One evident proof of the deficiency of literary energy in Ireland, is, that there is no type foundry in the country. Our printers have to send for their types either to England or Scotland: while, as a set-off to this, it is a fact, that though printing and type-founding were invented and carried to great perfection on the continent, yet Britain has outstripped the continent, either as to perfection of type-casting or beauty of printing. Though Glasgow be but a mere commercial city, yet the type foundry of the Wilsons, established there now nearly a century, was well known many years ago in Germany, as producing the most perfect specimens of type, especially Greek type, in the world. Edinburgh has also one or two type foundries, and several towns in England, as well as London, possess them. Now, if a very great and general demand for useful information were excited throughout Ireland, and a stir were given to literary enterprise, and printing called into active operation, we might see a type foundry established in Dublin, and native talent called into exercise, giving an impulse to the public mind, the beneficial results of which would only be rightly appreciated by another generation.
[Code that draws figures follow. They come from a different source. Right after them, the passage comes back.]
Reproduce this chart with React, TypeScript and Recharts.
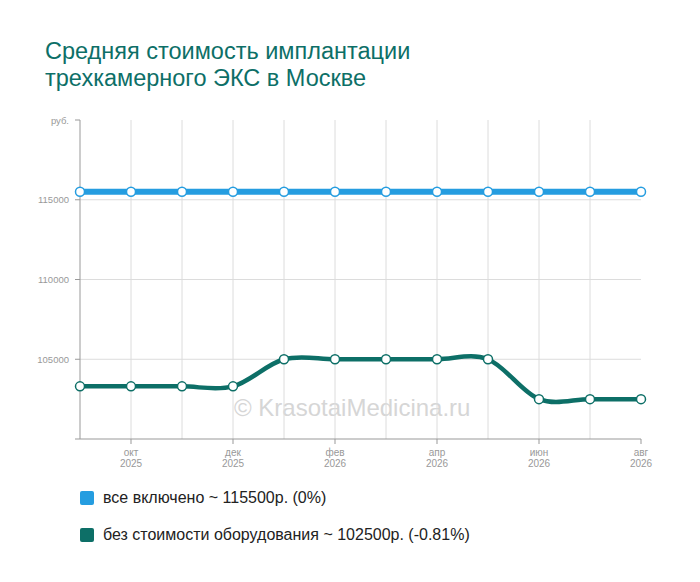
import React from 'react';
import { LineChart, Line, XAxis, YAxis, CartesianGrid } from 'recharts';

const months = ['сен', 'окт', 'ноя', 'дек', 'янв', 'фев', 'мар', 'апр', 'май', 'июн', 'июл', 'авг'];
const years = ['2025', '2025', '2025', '2025', '2026', '2026', '2026', '2026', '2026', '2026', '2026', '2026'];
const allIncluded = [115500, 115500, 115500, 115500, 115500, 115500, 115500, 115500, 115500, 115500, 115500, 115500];
const noEquipment = [103300, 103300, 103300, 103300, 105000, 105000, 105000, 105000, 105000, 102500, 102500, 102500];
const labeledTicks = [1, 3, 5, 7, 9, 11];
const gridX = [1, 2, 3, 4, 5, 6, 7, 8, 9, 10];
const yTicks = [100000, 105000, 110000, 115000, 120000];
const gridY = [105000, 110000, 115000];

const series = [
    { key: 'all', name: 'все включено ~ 115500р. (0%)', color: '#259de0', width: 6 },
    { key: 'noEq', name: 'без стоимости оборудования ~ 102500р. (-0.81%)', color: '#0d6f67', width: 4.5 },
];

const data = months.map((m, i) => ({ idx: i, all: allIncluded[i], noEq: noEquipment[i] }));

// catmull-rom style curve, overshoots a little like the original
const smoothCurve = (context: any) => {
    let pts: number[][] = [];
    return {
        areaStart() {},
        areaEnd() {},
        lineStart() {
            pts = [];
        },
        lineEnd() {
            if (!pts.length) return;
            context.moveTo(pts[0][0], pts[0][1]);
            for (let i = 0; i < pts.length - 1; i++) {
                const p0 = pts[i - 1] || pts[i];
                const p1 = pts[i];
                const p2 = pts[i + 1];
                const p3 = pts[i + 2] || p2;
                context.bezierCurveTo(
                    p1[0] + (p2[0] - p0[0]) / 6,
                    p1[1] + (p2[1] - p0[1]) / 6,
                    p2[0] - (p3[0] - p1[0]) / 6,
                    p2[1] - (p3[1] - p1[1]) / 6,
                    p2[0],
                    p2[1]
                );
            }
        },
        point(x: number, y: number) {
            pts.push([+x, +y]);
        },
    };
};

const MonthTick = ({ x, y, payload }: any) => (
    <text x={x} y={y} textAnchor="middle" fill="#999" fontSize={10}>
        <tspan x={x} dy={12}>{months[payload.value]}</tspan>
        <tspan x={x} dy={11}>{years[payload.value]}</tspan>
    </text>
);

const formatY = (v: number) => (v === 120000 ? 'руб.' : v === 100000 ? '' : String(v));

const PriceTick = ({ x, y, payload }: any) => (
    <text x={x} y={y} dy={3.5} textAnchor="end" fill="#999" fontSize={9.5}>
        {formatY(payload.value)}
    </text>
);

export default function App() {
    return (
        <div style={{ position: 'absolute', left: 0, top: 0, width: 700, height: 582, background: '#fff', fontFamily: '"Liberation Sans", Arial, sans-serif' }}>
            <div style={{ position: 'absolute', left: 45, top: 38, fontSize: 23.5, lineHeight: '27px', color: '#0d6f67' }}>
                Средняя стоимость имплантации
                <br />
                трехкамерного ЭКС в Москве
            </div>
            <div style={{ position: 'absolute', left: 234, top: 394, fontSize: 24, lineHeight: '27px', color: '#d6d6d6' }}>
                © KrasotaiMedicina.ru
            </div>
            <div style={{ position: 'absolute', left: 0, top: 0 }}>
                <LineChart width={700} height={582} data={data} margin={{ top: 120, right: 59, bottom: 103, left: 20 }}>
                    <CartesianGrid stroke="#dcdcdc" horizontalValues={gridY} verticalValues={gridX} />
                    <XAxis
                        type="number"
                        dataKey="idx"
                        domain={[0, 11]}
                        ticks={labeledTicks}
                        tick={<MonthTick />}
                        tickSize={5}
                        tickMargin={0}
                        height={40}
                        stroke="#999"
                        interval={0}
                    />
                    <YAxis
                        type="number"
                        domain={[100000, 120000]}
                        ticks={yTicks}
                        tick={<PriceTick />}
                        tickSize={5}
                        tickMargin={6}
                        width={60}
                        stroke="#999"
                        interval={0}
                    />
                    {series.map((s) => (
                        <Line
                            key={s.key}
                            dataKey={s.key}
                            type={smoothCurve as any}
                            stroke={s.color}
                            strokeWidth={s.width}
                            dot={{ r: 4.5, fill: '#fff', stroke: s.color, strokeWidth: 1.5 }}
                            activeDot={false}
                            isAnimationActive={false}
                        />
                    ))}
                </LineChart>
            </div>
            {series.map((s, i) => (
                <div key={s.key} style={{ position: 'absolute', left: 80, top: 489 + i * 37, height: 18, display: 'flex', alignItems: 'center', fontSize: 16, color: '#222' }}>
                    <span style={{ width: 14, height: 14, borderRadius: 2, background: s.color, marginRight: 9 }} />
                    {s.name}
                </div>
            ))}
        </div>
    );
}
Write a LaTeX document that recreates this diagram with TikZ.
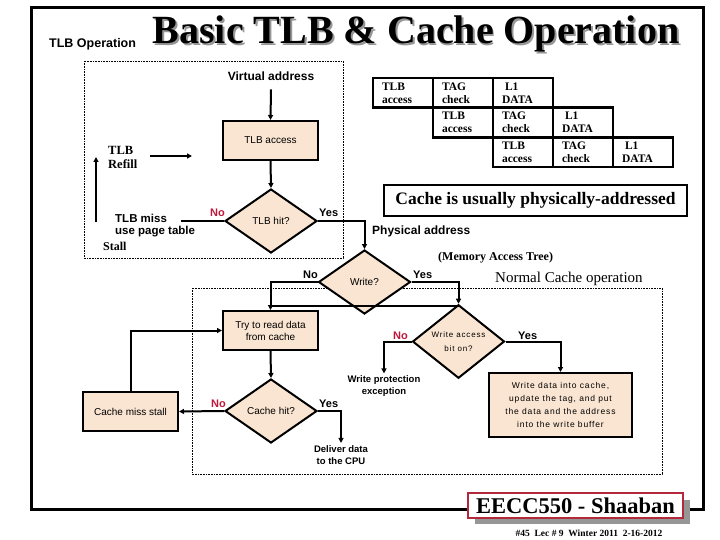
\documentclass[tikz,border=0pt]{standalone}
\usepackage{fontspec}
\setmainfont{Liberation Serif}
\setsansfont{Liberation Sans}
\newfontfamily\widesans[LetterSpace=10]{Liberation Sans}
\usetikzlibrary{arrows.meta,shapes.geometric,positioning,calc}
\usepackage{xcolor}

\definecolor{peach}{RGB}{250,229,210}
\definecolor{nored}{RGB}{190,25,60}
\definecolor{framered}{RGB}{180,40,60}
\definecolor{shadowgray}{RGB}{150,150,150}

\tikzset{
    flowbox/.style={draw, line width=2pt, fill=peach, minimum width=95pt, minimum height=39pt, align=center, inner sep=1pt, font=\sffamily\fontsize{10}{12}\selectfont},
    decision/.style={diamond, draw, line width=2pt, fill=peach, minimum width=92pt, minimum height=64pt, inner sep=0pt, align=center, font=\sffamily\fontsize{10}{12}\selectfont},
    arr/.style={line width=2pt, -{Triangle[length=5pt,width=5pt]}},
    wire/.style={line width=2pt},
    nolabel/.style={text=nored, font=\sffamily\bfseries\fontsize{11}{12}\selectfont, inner sep=0pt, anchor=base west},
    yeslabel/.style={font=\sffamily\bfseries\fontsize{11}{12}\selectfont, inner sep=0pt, anchor=base west},
    note/.style={font=\sffamily\bfseries\fontsize{11.5}{13}\selectfont, align=left, inner sep=0pt},
    region/.style={densely dotted, line width=0.6pt},
    pipecell/.style={draw, line width=2.5pt, minimum width=60pt, minimum height=29.7pt, text width=42pt, inner xsep=9pt, inner ysep=2pt, align=left, font=\bfseries\fontsize{11.5}{13}\selectfont}
}

\begin{document}
\begin{tikzpicture}[x=1pt, y=-1pt]
        \useasboundingbox (0,0) rectangle (720,540);
        % Draw outer frame and dotted regions
        \draw[line width=3pt] (31,8) rectangle (703,509);
        \draw[region] (84,61) rectangle (343,258);
        \draw[region] (192,288) rectangle (662,474);

        % Title
        \node[font=\bfseries\fontsize{40}{44}\selectfont, anchor=base] (title) at (416,44) {\rlap{\raisebox{-2pt}{\kern2pt\textcolor{shadowgray}{Basic TLB \& Cache Operation}}}Basic TLB \& Cache Operation};
        \node[font=\sffamily\bfseries\fontsize{12.5}{14}\selectfont, anchor=base west, inner sep=0pt] (tlbop) at (49,48) {TLB Operation};

        % Pipeline of TLB access / tag check / data
        \foreach \r in {0,1,2} {
            \foreach \c/\ta/\tb in {0/TLB/access,1/TAG/check,2/\kern3pt L1/DATA} {
                \pgfmathsetmacro{\k}{\r+\c}
                \node[pipecell] (pipe-\r-\c) at ({403+60*\k},{92.85+29.7*\r}) {\ta\\\tb};
            }
        }

        % TLB part
        \node[note, font=\sffamily\bfseries\fontsize{12}{13}\selectfont, anchor=base] (va) at (271,81) {Virtual address};
        \node[flowbox] (tlbacc) at (270.5,140.5) {TLB access};
        \node[decision] (tlbhit) at (271,221) {TLB hit?};
        \node[note, anchor=base west] (tlbmiss) at (115,235) {TLB miss\\use page table};
        \node[note, font=\bfseries\fontsize{12.5}{14}\selectfont, anchor=base west] (refill) at (108,169) {TLB\\Refill};
        \node[note, font=\bfseries\fontsize{12}{13}\selectfont, anchor=base west] (stall) at (103,251) {Stall};
        \coordinate (missend) at (181,221);
        \coordinate (stallbot) at (96,222);
        \coordinate (stalltop) at (96,157);
        \coordinate (refillA) at (150,156);
        \coordinate (refillB) at (192,156);

        \draw[arr] ([yshift=-8pt]va.south) -- (tlbacc.north);
        \draw[arr] (tlbacc.south) -- (tlbhit.north);
        \draw[wire] (tlbhit.west) -- (missend);
        \draw[arr] (stallbot) -- (stalltop);
        \draw[arr] (refillA) -- (refillB);
        \node[nolabel] (no1) at (210,217) {No};
        \node[yeslabel] (yes1) at (319,217) {Yes};

        % Cache part
        \node[draw, line width=2pt, minimum width=303pt, minimum height=31pt, inner sep=0pt, font=\bfseries\fontsize{17.5}{20}\selectfont] (cachebox) at (535.5,200.5) {Cache is usually physically-addressed};
        \node[note, font=\sffamily\bfseries\fontsize{12}{13}\selectfont, anchor=base west] (phys) at (372,235) {Physical address};
        \node[note, font=\bfseries\fontsize{12}{13}\selectfont, anchor=base west] (mat) at (438,260) {(Memory Access Tree)};
        \node[note, font=\fontsize{15}{17}\selectfont, anchor=base west] (normal) at (495,282) {Normal Cache operation};

        \node[decision] (write) at (364.5,282) {Write?};
        \node[flowbox] (try) at (270.5,330.5) {Try to read data\\from cache};
        \node[decision, font=\widesans\fontsize{8}{14}\selectfont] (wab) at (458.5,341.5) {Write access\\bit on?};
        \node[note, font=\sffamily\bfseries\fontsize{9.5}{11.5}\selectfont, align=center, anchor=base] (wpe) at (384,394) {Write protection\\exception};
        \node[flowbox, minimum width=143pt, minimum height=64pt, font=\widesans\fontsize{8.5}{13}\selectfont] (wdata) at (560.5,405) {Write data into cache,\\update the tag, and put\\the data and the address\\into the write buffer};
        \node[decision] (chit) at (271,411) {Cache hit?};
        \node[flowbox] (cms) at (130.5,411.5) {Cache miss stall};
        \node[note, font=\sffamily\bfseries\fontsize{9.5}{12}\selectfont, align=center, anchor=base] (deliver) at (341,464) {Deliver data\\to the CPU};

        \draw[arr] (tlbhit.east) -| (write.north);
        \draw[arr] (write.west) -| (try.north);
        \draw[arr] (write.east) -| (wab.north);
        \coordinate (joinL) at ([yshift=4pt]try.north);
        \coordinate (joinR) at (joinL -| wab.north);
        \draw[wire] (joinL) -- (joinR);
        \draw[arr] (try.south) -- (chit.north);
        \draw[arr] (chit.west) -- (cms.east);
        \draw[arr] (cms.north) |- (try.west);
        \draw[arr] (chit.east) -| ([yshift=2pt]deliver.north);
        \draw[arr] (wab.west) -| ([yshift=2pt]wpe.north);
        \draw[arr] (wab.east) -| (wdata.north);

        \node[yeslabel, text=black] (no2) at (303,278) {No};
        \node[yeslabel] (yes2) at (413,278) {Yes};
        \node[nolabel] (no3) at (393,339) {No};
        \node[yeslabel] (yes3) at (518,339) {Yes};
        \node[nolabel] (no4) at (211,407) {No};
        \node[yeslabel] (yes4) at (319,407) {Yes};

        % Footer
        \fill[shadowgray] (475,500) rectangle (690,524);
        \node[draw=framered, fill=white, line width=2pt, minimum width=215pt, minimum height=25pt, inner sep=0pt, font=\bfseries\fontsize{22.5}{24}\selectfont] (eecc) at (575.5,505.5) {EECC550 - Shaaban};
        \node[font=\bfseries\fontsize{9.5}{11}\selectfont, anchor=base] (footer) at (589,536) {\#45~~Lec \# 9~~Winter 2011~~2-16-2012};
\end{tikzpicture}
\end{document}
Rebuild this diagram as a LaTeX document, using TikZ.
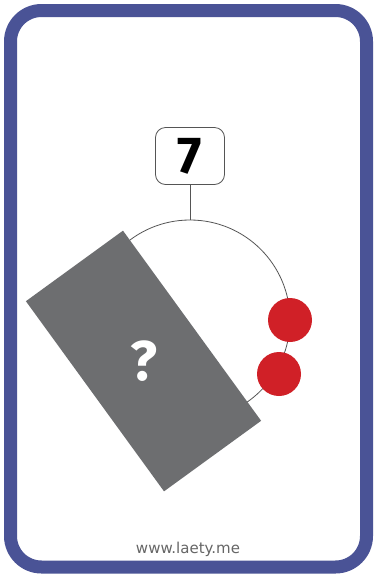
\documentclass[tikz,border=0pt]{standalone}
\usepackage{fontspec}
\setmainfont{Fira Sans}
\newfontfamily\urlfont{DejaVu Sans}
\definecolor{cardblue}{HTML}{4A5396}
\definecolor{cardgray}{HTML}{6D6E70}
\definecolor{dotred}{HTML}{D02027}
\definecolor{linegray}{HTML}{555555}
\definecolor{urlgray}{HTML}{666666}
\tikzset{
  thinline/.style={draw=linegray, line width=0.8pt},
  reddot/.style={circle, fill=dotred, minimum size=44pt, inner sep=0pt},
}
\begin{document}
\begin{tikzpicture}[x=1pt,y=-1pt]
\useasboundingbox (0,0) rectangle (374,574);
\fill[white] (0,0) rectangle (374,574);
% card border
\draw[cardblue, line width=13pt, rounded corners=31pt] (10.5,10.5) rectangle (366.5,567);
% number box
\node[thinline, rounded corners=10pt, minimum width=69pt, minimum height=57pt, inner sep=0pt,
      font=\fontsize{52}{52}\selectfont\bfseries] (num) at (190,156) {7};
% ring
\node[thinline, circle, minimum size=200pt, inner sep=0pt] (ring) at (190,320) {};
\draw[thinline] (num.south) -- (ring.north);
% red dots
\node[reddot] (d1) at (290,320) {};
\node[reddot] (d2) at (279,374) {};
% gray card
\node[fill=cardgray, minimum width=235pt, minimum height=120pt, inner sep=0pt, rotate=-54] (hidden) at (143.5,361) {};
\node[text=white, font=\fontsize{56}{56}\selectfont\bfseries] (q) at (hidden.center) {?};
% url
\node[text=urlgray, font=\urlfont\fontsize{15}{15}\selectfont] (url) at (188,549) {www.laety.me};
\end{tikzpicture}
\end{document}
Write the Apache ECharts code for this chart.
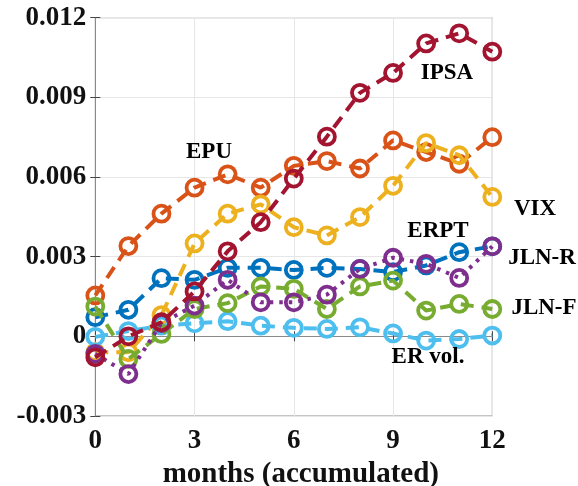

A great change has been manifesting itself of late, and which is rapidly progressing. There is more literary energy in Dublin at present than has been at any former period; and we trust the day is not far distant when the reproach of mental impotence will be wiped away, and the character of our countrymen be, that they are not merely acute, but informed, not merely imaginative, lively, witty, and droll, but intellectual, manly, tasteful, and refined.